* Set exercise *
Your job is to retype all of the data word for word, leaving every image out.

* Source material *
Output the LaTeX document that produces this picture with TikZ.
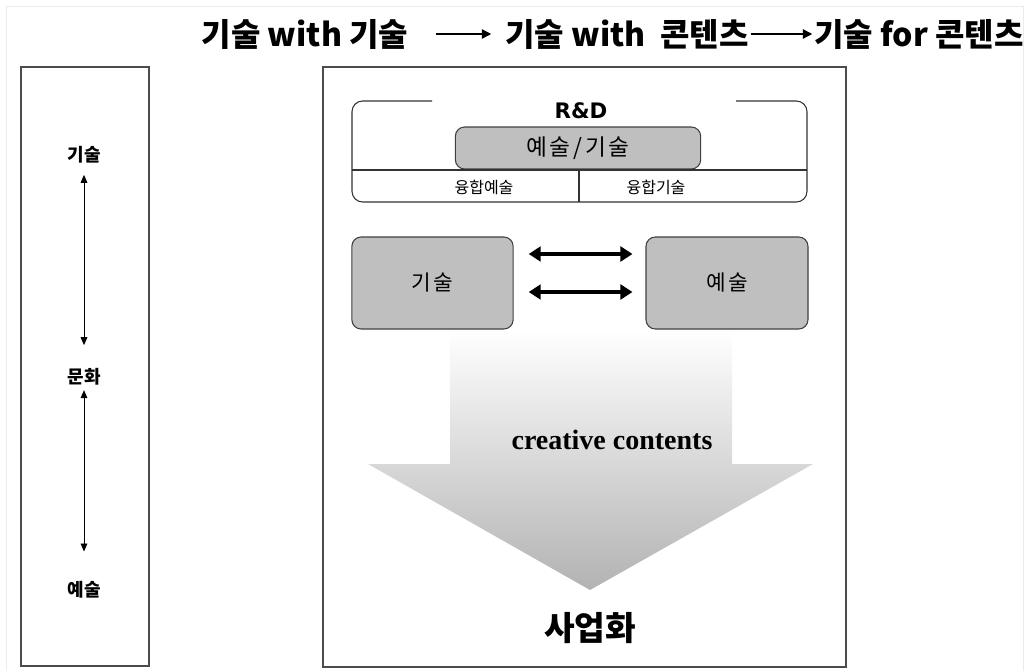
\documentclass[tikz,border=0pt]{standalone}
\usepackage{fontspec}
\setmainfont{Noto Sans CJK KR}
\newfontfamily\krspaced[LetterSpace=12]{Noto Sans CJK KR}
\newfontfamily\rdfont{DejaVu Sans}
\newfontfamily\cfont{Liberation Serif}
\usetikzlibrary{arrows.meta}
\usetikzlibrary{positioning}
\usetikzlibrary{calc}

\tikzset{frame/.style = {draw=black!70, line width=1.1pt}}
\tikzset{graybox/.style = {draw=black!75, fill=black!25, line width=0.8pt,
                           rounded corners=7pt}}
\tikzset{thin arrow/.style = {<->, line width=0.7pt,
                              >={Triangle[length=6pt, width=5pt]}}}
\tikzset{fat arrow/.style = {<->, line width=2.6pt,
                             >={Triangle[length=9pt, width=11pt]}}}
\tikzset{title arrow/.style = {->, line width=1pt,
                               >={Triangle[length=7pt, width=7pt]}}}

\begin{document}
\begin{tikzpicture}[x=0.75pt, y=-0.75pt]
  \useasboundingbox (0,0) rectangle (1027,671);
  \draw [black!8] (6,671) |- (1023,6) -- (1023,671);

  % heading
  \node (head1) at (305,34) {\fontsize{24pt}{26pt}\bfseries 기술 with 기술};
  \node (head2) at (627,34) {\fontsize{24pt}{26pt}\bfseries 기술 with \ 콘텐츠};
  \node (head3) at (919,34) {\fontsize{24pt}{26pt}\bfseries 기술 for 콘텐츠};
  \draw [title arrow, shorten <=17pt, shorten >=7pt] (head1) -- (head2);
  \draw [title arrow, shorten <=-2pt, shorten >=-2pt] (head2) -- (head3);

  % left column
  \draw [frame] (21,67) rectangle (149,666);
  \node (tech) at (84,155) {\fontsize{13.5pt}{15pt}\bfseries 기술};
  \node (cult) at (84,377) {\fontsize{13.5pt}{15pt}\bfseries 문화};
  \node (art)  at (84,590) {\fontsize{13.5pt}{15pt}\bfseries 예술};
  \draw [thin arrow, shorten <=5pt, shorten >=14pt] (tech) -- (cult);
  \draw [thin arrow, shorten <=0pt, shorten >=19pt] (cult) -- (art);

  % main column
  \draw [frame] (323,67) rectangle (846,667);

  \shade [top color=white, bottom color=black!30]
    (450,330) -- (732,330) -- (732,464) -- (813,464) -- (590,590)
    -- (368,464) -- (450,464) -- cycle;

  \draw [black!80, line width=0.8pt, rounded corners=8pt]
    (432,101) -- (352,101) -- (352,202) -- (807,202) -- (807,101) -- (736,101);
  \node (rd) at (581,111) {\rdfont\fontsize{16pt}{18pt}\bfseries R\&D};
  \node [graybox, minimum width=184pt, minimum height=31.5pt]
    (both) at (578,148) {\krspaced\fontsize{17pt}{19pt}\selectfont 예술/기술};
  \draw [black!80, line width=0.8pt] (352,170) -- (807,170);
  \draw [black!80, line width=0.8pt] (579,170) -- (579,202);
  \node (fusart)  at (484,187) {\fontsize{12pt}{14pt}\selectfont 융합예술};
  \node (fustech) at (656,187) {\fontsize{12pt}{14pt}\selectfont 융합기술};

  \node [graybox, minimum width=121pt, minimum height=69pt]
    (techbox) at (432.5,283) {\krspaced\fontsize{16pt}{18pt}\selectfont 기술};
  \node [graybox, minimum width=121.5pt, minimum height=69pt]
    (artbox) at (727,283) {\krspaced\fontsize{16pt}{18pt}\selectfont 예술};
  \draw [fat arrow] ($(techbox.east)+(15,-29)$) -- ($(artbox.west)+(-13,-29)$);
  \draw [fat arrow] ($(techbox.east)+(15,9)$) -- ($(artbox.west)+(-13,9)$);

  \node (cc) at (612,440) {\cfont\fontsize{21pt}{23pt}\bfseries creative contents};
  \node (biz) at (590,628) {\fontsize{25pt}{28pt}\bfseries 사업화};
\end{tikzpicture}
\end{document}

* Exercise result *
Output the LaTeX document that produces this picture with TikZ.
\documentclass[tikz,border=0pt]{standalone}
\usepackage{fontspec}
\setmainfont{Noto Sans CJK KR}
\newfontfamily\krspaced[LetterSpace=12]{Noto Sans CJK KR}
\newfontfamily\rdfont{DejaVu Sans}
\newfontfamily\cfont{Liberation Serif}
\usetikzlibrary{arrows.meta}
\usetikzlibrary{positioning}
\usetikzlibrary{calc}

\tikzset{frame/.style = {draw=black!70, line width=1.1pt}}
\tikzset{graybox/.style = {draw=black!75, fill=black!25, line width=0.8pt,
                           rounded corners=7pt}}
\tikzset{thin arrow/.style = {<->, line width=0.7pt,
                              >={Triangle[length=6pt, width=5pt]}}}
\tikzset{fat arrow/.style = {<->, line width=2.6pt,
                             >={Triangle[length=9pt, width=11pt]}}}
\tikzset{title arrow/.style = {->, line width=1pt,
                               >={Triangle[length=7pt, width=7pt]}}}

\begin{document}
\begin{tikzpicture}[x=0.75pt, y=-0.75pt]
  \useasboundingbox (0,0) rectangle (1027,671);
  \draw [black!8] (6,671) |- (1023,6) -- (1023,671);

  % heading
  \node (head1) at (305,34) {\fontsize{24pt}{26pt}\bfseries 기술 with 기술};
  \node (head2) at (627,34) {\fontsize{24pt}{26pt}\bfseries 기술 with \ 콘텐츠};
  \node (head3) at (919,34) {\fontsize{24pt}{26pt}\bfseries 기술 for 콘텐츠};
  \draw [title arrow, shorten <=17pt, shorten >=7pt] (head1) -- (head2);
  \draw [title arrow, shorten <=-2pt, shorten >=-2pt] (head2) -- (head3);

  % left column
  \draw [frame] (21,67) rectangle (149,666);
  \node (tech) at (84,155) {\fontsize{13.5pt}{15pt}\bfseries 기술};
  \node (cult) at (84,377) {\fontsize{13.5pt}{15pt}\bfseries 문화};
  \node (art)  at (84,590) {\fontsize{13.5pt}{15pt}\bfseries 예술};
  \draw [thin arrow, shorten <=5pt, shorten >=14pt] (tech) -- (cult);
  \draw [thin arrow, shorten <=0pt, shorten >=19pt] (cult) -- (art);

  % main column
  \draw [frame] (323,67) rectangle (846,667);

  \shade [top color=white, bottom color=black!30]
    (450,330) -- (732,330) -- (732,464) -- (813,464) -- (590,590)
    -- (368,464) -- (450,464) -- cycle;

  \draw [black!80, line width=0.8pt, rounded corners=8pt]
    (432,101) -- (352,101) -- (352,202) -- (807,202) -- (807,101) -- (736,101);
  \node (rd) at (581,111) {\rdfont\fontsize{16pt}{18pt}\bfseries R\&D};
  \node [graybox, minimum width=184pt, minimum height=31.5pt]
    (both) at (578,148) {\krspaced\fontsize{17pt}{19pt}\selectfont 예술/기술};
  \draw [black!80, line width=0.8pt] (352,170) -- (807,170);
  \draw [black!80, line width=0.8pt] (579,170) -- (579,202);
  \node (fusart)  at (484,187) {\fontsize{12pt}{14pt}\selectfont 융합예술};
  \node (fustech) at (656,187) {\fontsize{12pt}{14pt}\selectfont 융합기술};

  \node [graybox, minimum width=121pt, minimum height=69pt]
    (techbox) at (432.5,283) {\krspaced\fontsize{16pt}{18pt}\selectfont 기술};
  \node [graybox, minimum width=121.5pt, minimum height=69pt]
    (artbox) at (727,283) {\krspaced\fontsize{16pt}{18pt}\selectfont 예술};
  \draw [fat arrow] ($(techbox.east)+(15,-29)$) -- ($(artbox.west)+(-13,-29)$);
  \draw [fat arrow] ($(techbox.east)+(15,9)$) -- ($(artbox.west)+(-13,9)$);

  \node (cc) at (612,440) {\cfont\fontsize{21pt}{23pt}\bfseries creative contents};
  \node (biz) at (590,628) {\fontsize{25pt}{28pt}\bfseries 사업화};
\end{tikzpicture}
\end{document}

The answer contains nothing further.